Nous voilà donc grabataires, hémiplégiques, invalides, et bien sûr totalement à l'ouest concernant l'informatique (j'aime tellement les fiches que je m'en suis fait un collier, c'est vous dire). Soyons clairs, je ne trouve ça agréable ni pour les hémiplégiques et invalides, ni pour les bibliothécaires. Associer des catégories de personnes en fonction des préjugés négatifs communs qui leur collent aux basques, c'est d'un banal affligeant.

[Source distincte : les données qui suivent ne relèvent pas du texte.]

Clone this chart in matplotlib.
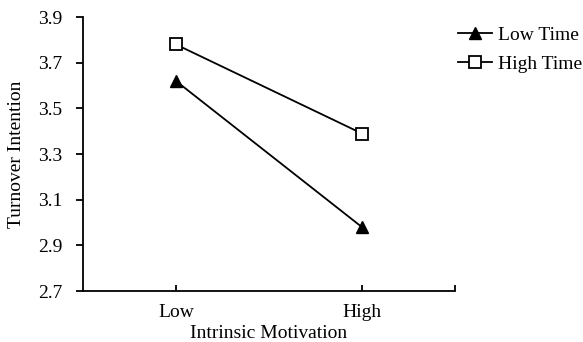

Je veux dire, associer les bibliothécaires et les hémiplégiques à des community managers ou des gogo danseuses, voilà qui serait intéressant, sociologiquement parlant (certains collègues (je ne dénoncerai pas) se plaignent par exemple de la discrimination quotidienne due à un manque flagrant de potentiel sensuel de notre métier. Et c'est bien dommage).

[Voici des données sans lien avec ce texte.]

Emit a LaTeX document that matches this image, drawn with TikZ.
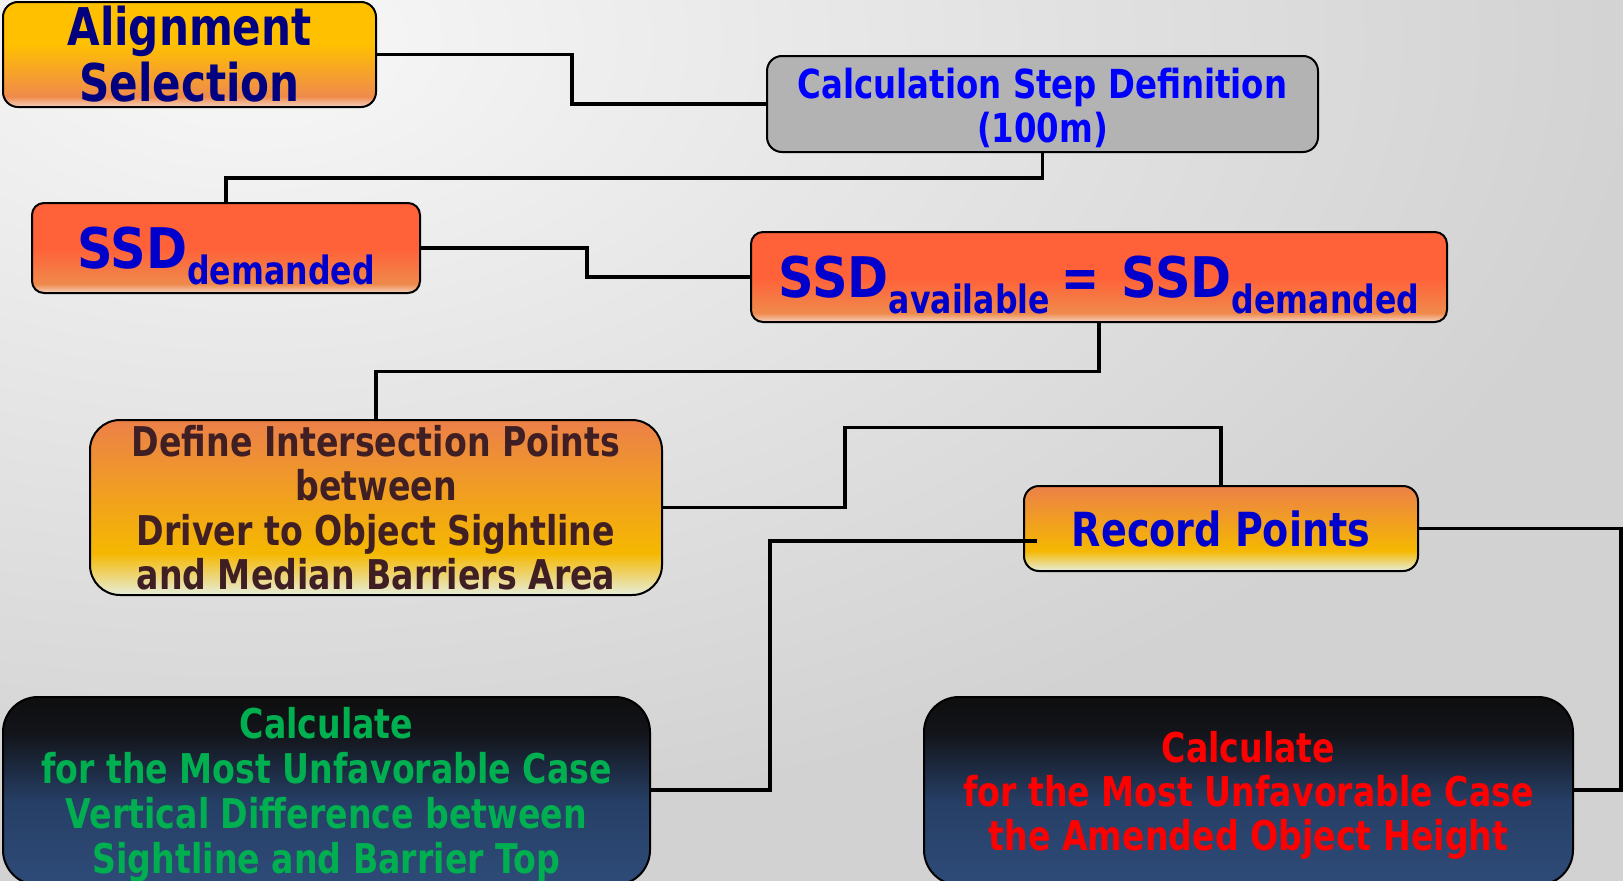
\documentclass[tikz,border=0pt]{standalone}
\usepackage{fontspec}
\newfontfamily\boxfont{DejaVu Sans}[FakeStretch=0.81]

% colours
\definecolor{bgLight}{HTML}{F8F8F8}
\definecolor{bgMid}{HTML}{E8E8E8}
\definecolor{bgDark}{HTML}{D2D2D2}
\definecolor{gold}{HTML}{FFC000}
\definecolor{warmOrange}{HTML}{EF8A4C}
\definecolor{paleBottom}{HTML}{F3D2C0}
\definecolor{redOrange}{HTML}{FF6138}
\definecolor{topOrange}{HTML}{EC8049}
\definecolor{amber}{HTML}{F5B800}
\definecolor{cream}{HTML}{E6EEDC}
\definecolor{nearBlack}{HTML}{0E0E0E}
\definecolor{nightA}{HTML}{13151B}
\definecolor{nightB}{HTML}{263F66}
\definecolor{steelBlue}{HTML}{2E4B78}
\definecolor{stepGrey}{HTML}{B3B3B3}
\definecolor{navyText}{HTML}{000080}
\definecolor{blueText}{HTML}{0000FF}
\definecolor{ssdText}{HTML}{0000CC}
\definecolor{maroonText}{HTML}{3F1F24}
\definecolor{greenText}{HTML}{00B050}
\definecolor{redText}{HTML}{FF0000}

% fills (bottom = 25bp, top = 75bp)
\pgfdeclareverticalshading{alignfill}{100bp}{color(0bp)=(paleBottom); color(25bp)=(paleBottom);
  color(30bp)=(warmOrange); color(55bp)=(gold); color(100bp)=(gold)}
\pgfdeclareverticalshading{ssdfill}{100bp}{color(0bp)=(paleBottom); color(25bp)=(paleBottom);
  color(30bp)=(warmOrange); color(50bp)=(redOrange); color(100bp)=(redOrange)}
\pgfdeclareverticalshading{amberfill}{100bp}{color(0bp)=(cream); color(25bp)=(cream);
  color(37bp)=(amber); color(75bp)=(topOrange); color(100bp)=(topOrange)}
\pgfdeclareverticalshading{nightfill}{100bp}{color(0bp)=(steelBlue); color(25bp)=(steelBlue);
  color(47bp)=(nightB); color(65bp)=(nightA); color(75bp)=(nearBlack); color(100bp)=(nearBlack)}
\pgfdeclareradialshading{backdrop}{\pgfpoint{0bp}{0bp}}{color(0bp)=(bgLight);
  color(10bp)=(bgMid); color(25bp)=(bgDark); color(50bp)=(bgDark)}

\newcommand{\subtxt}[1]{\raisebox{-16pt}{\fontsize{39}{39}\selectfont #1}}
\newcommand{\bigSSD}{\scalebox{1.09}[1]{SSD}}

\tikzset{
  box/.style={draw=black, line width=2pt, align=center, inner sep=2pt},
  wire/.style={draw=black, line width=3.2pt},
}

\begin{document}
\begin{tikzpicture}[x=1pt, y=-1pt]
\useasboundingbox (0,0) rectangle (1623,881);
\begin{scope}
  \clip (0,0) rectangle (1623,881);
  \fill[bgDark] (0,0) rectangle (1623,881);
  \shade[shading=backdrop] (250,40) ellipse (1400 and 800);
\end{scope}

% boxes
\node[box, shading=alignfill, rounded corners=15pt, minimum width=373pt, minimum height=105pt,
  font={\boxfont\bfseries\fontsize{52}{56}\selectfont}, text=navyText]
  (align) at (189.5,54.5) {Alignment\\Selection};

\node[box, fill=stepGrey, rounded corners=15pt, minimum width=551pt, minimum height=96pt,
  font={\boxfont\bfseries\fontsize{40}{44}\selectfont}, text=blueText]
  (calc) at (1042.5,104) {\rule{0pt}{38pt}Calculation Step Definition\\(100m)};

\node[box, shading=ssdfill, rounded corners=12pt, minimum width=388pt, minimum height=90pt,
  font={\boxfont\bfseries\fontsize{56}{56}\selectfont}, text=ssdText]
  (ssdd) at (226,248) {\rule{0pt}{58pt}\bigSSD\subtxt{demanded}};

\node[box, shading=ssdfill, rounded corners=12pt, minimum width=696pt, minimum height=90pt,
  font={\boxfont\bfseries\fontsize{56}{56}\selectfont}, text=ssdText]
  (ssda) at (1099,277) {\rule{0pt}{58pt}\bigSSD\subtxt{available}\hspace{12pt}=\hspace{22pt}\bigSSD\subtxt{demanded}};

\node[box, shading=amberfill, rounded corners=30pt, minimum width=572pt, minimum height=175pt,
  font={\boxfont\bfseries\fontsize{41}{44.5}\selectfont}, text=maroonText]
  (define) at (376,507.5) {Define Intersection Points\\between\\Driver to Object Sightline\\and Median Barriers Area};

\node[box, shading=amberfill, rounded corners=15pt, minimum width=394pt, minimum height=85pt,
  font={\boxfont\bfseries\fontsize{47}{47}\selectfont}, text=ssdText]
  (record) at (1221,528.5) {Record Points};

\node[box, shading=nightfill, rounded corners=35pt, minimum width=647pt, minimum height=188pt,
  font={\boxfont\bfseries\fontsize{41}{45}\selectfont}, text=greenText]
  (vert) at (326.5,791) {\rule{0pt}{39pt}Calculate\\for the Most Unfavorable Case\\Vertical Difference between\\Sightline and Barrier Top};

\node[box, shading=nightfill, rounded corners=35pt, minimum width=649pt, minimum height=188pt,
  font={\boxfont\bfseries\fontsize{41}{44}\selectfont}, text=redText]
  (amend) at (1248.5,791) {\rule{0pt}{39pt}Calculate\\for the Most Unfavorable Case\\the Amended Object Height};

% connectors
\draw[wire] (align.east) -- ++(195,0) |- (calc.west);
\draw[wire] (calc.south) -- ++(0,25) -| (ssdd.north);
\draw[wire] (ssdd.east) -- ++(166,0) |- (ssda.west);
\draw[wire] (ssda.south) -- ++(0,48.5) -| (define.north);
\draw[wire] (define.east) -- ++(182,0) -- ++(0,-80) -| (record.north);
\draw[wire] ([xshift=14pt,yshift=-12.5pt]record.west) -- ++(-267,0) |- ([yshift=1pt]vert.east);
\draw[wire] (record.east) -- ++(202,0) |- ([yshift=1pt]amend.east);
\end{tikzpicture}
\end{document}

"Un problème avec les livres" ? Moi aussi à vrai dire, il m'arrive même d'en jeter, probablement un signe avant-coureur de l'apocalypse.

"Passer son temps au milieu des livres, les lire, puis les conseiller". Oui, moi aussi j'aimais bien l'idée. Puis je suis devenue bibliothécaire. Et j'ai fait plein d'autres choses. Notamment, je "surfe sur Internet" pour bosser, pas "au lieu de bosser". Ce qui ne m'empêche pas de tomber sur des idiots à l'orthographe éclatante.

Tiens justement, puisqu'on en parle. La Bibliothèque est un "cimetière" et les livres des "tombes", ça me rappelle vaguement quelque chose que j'ai lu récemment. Un certain Yann Moix y parle de la mort des bibliothèques, au sens "noble" du terme. Heureusement, cela fait bien longtemps que les bibliothécaires (ne lui déplaise, je désigne par là diverses professions, du discothécaire qui gère la piste de danse, au vidéothécaire qui regarde des vidéos sur Youtube toute la journée, sans parler des animateurs multimédia, "nouvelle" spécialité tout droit sortie des feux de l'enfer) ne sont plus là que pour conserver des livres poussiéreux, qui doivent répondre à une exigence intellectuelle et littéraire élitiste. Quant à mettre en doute que les bibliothèques soient là pour transmettre des "connaissances", on atteint le pompon de la pomponette. Le tout étant, en revanche, d'arriver à dépasser cette idée de "temple du savoir" (personnellement, je rentre plus facilement dans un couloir de métro tapissé d'urine que dans un temple). Les réponses à cet article n'ont pas tardé, vous pouvez aller voir sur Hortensi.usFace écran et les Carnets d'Outre-Web.


Si même Rimbaud s'y met.

Bon je râle, mais cela m'a fait plutôt sourire de trouver cette anecdote. Au final, on trouve dans ce livre une jolie petite histoire sans prétention, et plutôt agréable à lire. Et qui n'a rien à voir avec les bibliothécaires ni les hémiplégiques, comme cet article ne le suggère pas.